On Fri, Sep 16, 2016 at 7:59 AM, Dominique Devienne <ddevie...@gmail.com>
wrote:

> Reading https://www.sqlite.org/src/tktview/0eab1ac7591f,
> (from a very recent thread) I was surprised to read that syntax.
>
> So I tried it in SQLite, and it works as shown in the ticket:
>
> C:\Users\DDevienne>sqlite3
> SQLite version 3.10.2 2016-01-20 15:27:19
> sqlite> CREATE TABLE t1(x INTEGER PRIMARY KEY NOT NULL, a,b,c,d);
> sqlite> CREATE TABLE t2(y INT);
> sqlite> insert into t1 values (1, 1,1,1,1), (2, 2,2,2,2);
> sqlite> insert into t2 values (2);
> sqlite> SELECT * FROM t1 WHERE x IN t2;
> 2|2|2|2|2
> sqlite> SELECT * FROM t1 WHERE x IN (select y from t2);
> 2|2|2|2|2
>
> But when I try the same thing with Oracle in SQL Dev OTOH, it fails:
>
> create table t (x number primary key, a number)
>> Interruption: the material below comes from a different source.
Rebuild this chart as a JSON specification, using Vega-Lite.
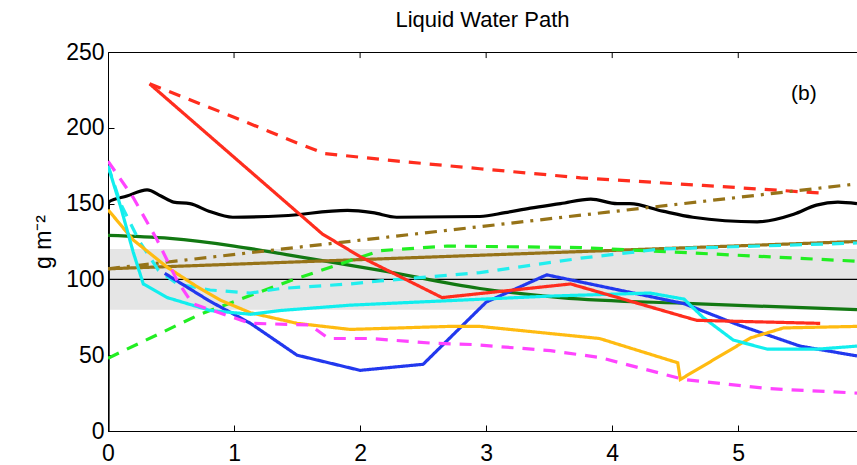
{
  "$schema": "https://vega.github.io/schema/vega-lite/v6.json",
  "width": 749,
  "height": 379,
  "autosize": {"type": "none"},
  "padding": {"left": 108, "top": 52, "right": 0, "bottom": 34},
  "background": "white",
  "title": {"text": "Liquid Water Path", "fontSize": 22, "font": "Liberation Sans", "fontWeight": "normal", "color": "black", "offset": 9},
  "config": {
    "view": {"stroke": "black", "strokeWidth": 1},
    "axis": {"grid": false, "domainColor": "black", "tickColor": "black", "labelColor": "black", "labelFont": "Liberation Sans", "labelFontSize": 23, "titleFont": "Liberation Sans", "titleFontWeight": "normal", "titleColor": "black", "tickSize": -6, "tickWidth": 1, "domainWidth": 1}
  },
  "datasets": {
    "lines": [
      {"s": "redDash", "x": 0.33, "y": 229}, {"s": "redDash", "x": 1.0, "y": 207}, {"s": "redDash", "x": 1.5, "y": 190}, {"s": "redDash", "x": 1.72, "y": 183}, {"s": "redDash", "x": 2.3, "y": 178}, {"s": "redDash", "x": 2.95, "y": 173}, {"s": "redDash", "x": 3.75, "y": 167}, {"s": "redDash", "x": 4.72, "y": 162}, {"s": "redDash", "x": 5.65, "y": 157},
      {"s": "black", "x": 0, "y": 0}, {"s": "black", "x": 0.003, "y": 151}, {"s": "black", "x": 0.15, "y": 155}, {"s": "black", "x": 0.31, "y": 159}, {"s": "black", "x": 0.42, "y": 155}, {"s": "black", "x": 0.52, "y": 151}, {"s": "black", "x": 0.65, "y": 150}, {"s": "black", "x": 0.8, "y": 145}, {"s": "black", "x": 0.99, "y": 141}, {"s": "black", "x": 1.39, "y": 142}, {"s": "black", "x": 1.9, "y": 145.5}, {"s": "black", "x": 2.1, "y": 144}, {"s": "black", "x": 2.29, "y": 141}, {"s": "black", "x": 2.95, "y": 141.5}, {"s": "black", "x": 3.15, "y": 144}, {"s": "black", "x": 3.35, "y": 147}, {"s": "black", "x": 3.59, "y": 150}, {"s": "black", "x": 3.83, "y": 153}, {"s": "black", "x": 4.04, "y": 150}, {"s": "black", "x": 4.14, "y": 150}, {"s": "black", "x": 4.4, "y": 145}, {"s": "black", "x": 4.64, "y": 141}, {"s": "black", "x": 5.15, "y": 138}, {"s": "black", "x": 5.44, "y": 143}, {"s": "black", "x": 5.62, "y": 149}, {"s": "black", "x": 5.79, "y": 151}, {"s": "black", "x": 5.942, "y": 150},
      {"s": "brownDashDot", "x": 0, "y": 107}, {"s": "brownDashDot", "x": 5.942, "y": 163},
      {"s": "brown", "x": 0, "y": 107}, {"s": "brown", "x": 5.942, "y": 125},
      {"s": "darkgreen", "x": 0, "y": 129}, {"s": "darkgreen", "x": 0.49, "y": 127}, {"s": "darkgreen", "x": 1.0, "y": 122}, {"s": "darkgreen", "x": 1.44, "y": 116}, {"s": "darkgreen", "x": 2.16, "y": 106}, {"s": "darkgreen", "x": 2.95, "y": 94}, {"s": "darkgreen", "x": 3.59, "y": 88}, {"s": "darkgreen", "x": 4.64, "y": 84}, {"s": "darkgreen", "x": 5.942, "y": 80},
      {"s": "greenDash", "x": 0, "y": 48}, {"s": "greenDash", "x": 0.73, "y": 77}, {"s": "greenDash", "x": 1.44, "y": 99}, {"s": "greenDash", "x": 2.16, "y": 119}, {"s": "greenDash", "x": 2.69, "y": 122}, {"s": "greenDash", "x": 3.75, "y": 121}, {"s": "greenDash", "x": 4.5, "y": 118}, {"s": "greenDash", "x": 5.942, "y": 112},
      {"s": "cyanDash", "x": 0, "y": 175}, {"s": "cyanDash", "x": 0.1, "y": 150}, {"s": "cyanDash", "x": 0.25, "y": 125}, {"s": "cyanDash", "x": 0.4, "y": 106}, {"s": "cyanDash", "x": 0.55, "y": 97}, {"s": "cyanDash", "x": 0.81, "y": 93}, {"s": "cyanDash", "x": 1.13, "y": 91}, {"s": "cyanDash", "x": 1.37, "y": 94}, {"s": "cyanDash", "x": 1.92, "y": 97}, {"s": "cyanDash", "x": 2.16, "y": 99}, {"s": "cyanDash", "x": 2.95, "y": 104.5}, {"s": "cyanDash", "x": 3.75, "y": 114}, {"s": "cyanDash", "x": 4.38, "y": 120}, {"s": "cyanDash", "x": 5.942, "y": 124},
      {"s": "blue", "x": 0.45, "y": 104}, {"s": "blue", "x": 0.8, "y": 86}, {"s": "blue", "x": 1.13, "y": 71}, {"s": "blue", "x": 1.5, "y": 50}, {"s": "blue", "x": 2.0, "y": 40}, {"s": "blue", "x": 2.5, "y": 44}, {"s": "blue", "x": 3.0, "y": 85}, {"s": "blue", "x": 3.48, "y": 103}, {"s": "blue", "x": 4.57, "y": 84}, {"s": "blue", "x": 5.0, "y": 70}, {"s": "blue", "x": 5.49, "y": 56}, {"s": "blue", "x": 5.942, "y": 49.5},
      {"s": "orange", "x": 0, "y": 146}, {"s": "orange", "x": 0.2, "y": 126}, {"s": "orange", "x": 0.47, "y": 108}, {"s": "orange", "x": 0.71, "y": 95}, {"s": "orange", "x": 0.9, "y": 86}, {"s": "orange", "x": 1.13, "y": 78}, {"s": "orange", "x": 1.5, "y": 71}, {"s": "orange", "x": 1.92, "y": 67}, {"s": "orange", "x": 2.71, "y": 69}, {"s": "orange", "x": 2.95, "y": 69}, {"s": "orange", "x": 3.9, "y": 61}, {"s": "orange", "x": 4.52, "y": 45}, {"s": "orange", "x": 4.54, "y": 34}, {"s": "orange", "x": 5.1, "y": 61.5}, {"s": "orange", "x": 5.36, "y": 68}, {"s": "orange", "x": 5.942, "y": 69},
      {"s": "cyan", "x": 0, "y": 175}, {"s": "cyan", "x": 0.1, "y": 148}, {"s": "cyan", "x": 0.2, "y": 118}, {"s": "cyan", "x": 0.28, "y": 97}, {"s": "cyan", "x": 0.47, "y": 88}, {"s": "cyan", "x": 0.81, "y": 79.5}, {"s": "cyan", "x": 1.13, "y": 77}, {"s": "cyan", "x": 1.37, "y": 79.5}, {"s": "cyan", "x": 1.92, "y": 83}, {"s": "cyan", "x": 2.71, "y": 86}, {"s": "cyan", "x": 3.51, "y": 89}, {"s": "cyan", "x": 4.3, "y": 91}, {"s": "cyan", "x": 4.57, "y": 87}, {"s": "cyan", "x": 4.72, "y": 75}, {"s": "cyan", "x": 4.96, "y": 60}, {"s": "cyan", "x": 5.23, "y": 54}, {"s": "cyan", "x": 5.63, "y": 54}, {"s": "cyan", "x": 5.942, "y": 56},
      {"s": "magentaDash", "x": 0, "y": 178}, {"s": "magentaDash", "x": 0.2, "y": 154}, {"s": "magentaDash", "x": 0.39, "y": 126}, {"s": "magentaDash", "x": 0.55, "y": 99}, {"s": "magentaDash", "x": 0.67, "y": 84}, {"s": "magentaDash", "x": 1.13, "y": 71}, {"s": "magentaDash", "x": 1.6, "y": 70}, {"s": "magentaDash", "x": 1.75, "y": 61}, {"s": "magentaDash", "x": 2.08, "y": 61}, {"s": "magentaDash", "x": 2.56, "y": 58}, {"s": "magentaDash", "x": 2.9, "y": 57}, {"s": "magentaDash", "x": 3.51, "y": 53}, {"s": "magentaDash", "x": 3.9, "y": 48.5}, {"s": "magentaDash", "x": 4.57, "y": 34}, {"s": "magentaDash", "x": 5.23, "y": 28}, {"s": "magentaDash", "x": 5.942, "y": 25},
      {"s": "red", "x": 0.33, "y": 229}, {"s": "red", "x": 1.7, "y": 130}, {"s": "red", "x": 2.0, "y": 115}, {"s": "red", "x": 2.65, "y": 88}, {"s": "red", "x": 3.67, "y": 97}, {"s": "red", "x": 4.67, "y": 73}, {"s": "red", "x": 5.65, "y": 71}
    ]
  },
  "layer": [
    {
      "data": {"values": [{"x": 0, "x2": 5.942, "y": 80, "y2": 120}]},
      "mark": {"type": "rect", "color": "#e5e5e5"},
      "encoding": {
        "x": {"field": "x", "type": "quantitative", "scale": {"domain": [0, 5.942], "nice": false, "zero": false}, "axis": {"values": [0, 1, 2, 3, 4, 5], "format": "d", "title": null, "labelPadding": 17, "labelFlush": false}},
        "x2": {"field": "x2"},
        "y": {"field": "y", "type": "quantitative", "scale": {"domain": [0, 250], "nice": false}, "axis": {"values": [0, 50, 100, 150, 200, 250], "format": "d", "title": "g m⁻²", "titleFontSize": 23, "titlePadding": 10, "labelPadding": 10}},
        "y2": {"field": "y2"}
      }
    },
    {
      "data": {"values": [{"x": 1}, {"x": 2}, {"x": 3}, {"x": 4}, {"x": 5}]},
      "mark": {"type": "rule", "color": "black", "strokeWidth": 1},
      "encoding": {
        "x": {"field": "x", "type": "quantitative"},
        "y": {"datum": 250},
        "y2": {"datum": 246}
      }
    },
    {
      "data": {"values": [{"y": 100}]},
      "mark": {"type": "rule", "color": "black", "strokeWidth": 1.2},
      "encoding": {"y": {"field": "y", "type": "quantitative"}}
    },
    {
      "data": {"name": "lines"},
      "transform": [{"filter": "datum.s === 'black' || datum.s === 'darkgreen'"}],
      "mark": {"type": "line", "strokeWidth": 3.2, "clip": true, "interpolate": "monotone"},
      "encoding": {
        "x": {"field": "x", "type": "quantitative"},
        "y": {"field": "y", "type": "quantitative"},
        "color": {"field": "s", "type": "nominal", "legend": null, "scale": {
          "domain": ["redDash", "black", "brownDashDot", "brown", "darkgreen", "greenDash", "cyanDash", "blue", "orange", "cyan", "magentaDash", "red"],
          "range": ["#ff2d1e", "#000000", "#967318", "#967318", "#127812", "#22ee22", "#22eeee", "#2238ee", "#ffbb11", "#11eeee", "#ff44ff", "#ff2d1e"]}}
      }
    },
    {
      "data": {"name": "lines"},
      "transform": [{"filter": "datum.s !== 'black' && datum.s !== 'darkgreen'"}],
      "mark": {"type": "line", "strokeWidth": 3.2, "clip": true},
      "encoding": {
        "x": {"field": "x", "type": "quantitative"},
        "y": {"field": "y", "type": "quantitative"},
        "color": {"field": "s", "type": "nominal", "legend": null},
        "strokeDash": {"field": "s", "type": "nominal", "legend": null, "scale": {
          "domain": ["redDash", "black", "brownDashDot", "brown", "darkgreen", "greenDash", "cyanDash", "blue", "orange", "cyan", "magentaDash", "red"],
          "range": [[12, 9], [1, 0], [12, 7, 3, 7], [1, 0], [1, 0], [12, 9], [12, 9], [1, 0], [1, 0], [1, 0], [12, 9], [1, 0]]}}
      }
    },
    {
      "data": {"values": [{"x": 5.52, "y": 222, "t": "(b)"}]},
      "mark": {"type": "text", "fontSize": 21, "font": "Liberation Sans", "color": "black"},
      "encoding": {
        "x": {"field": "x", "type": "quantitative"},
        "y": {"field": "y", "type": "quantitative"},
        "text": {"field": "t"}
      }
    }
  ]
}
> create table tt (y number)
> SELECT * FROM t WHERE x IN tt
> ORA-00904: "TT": invalid identifier
> SELECT * FROM t WHERE x IN (select y from tt)
> OK (no rows)
>
> Is that <<WHERE col IN tab>> SQL standard?
> Or an SQLite specific extension? Available in other RDBMs?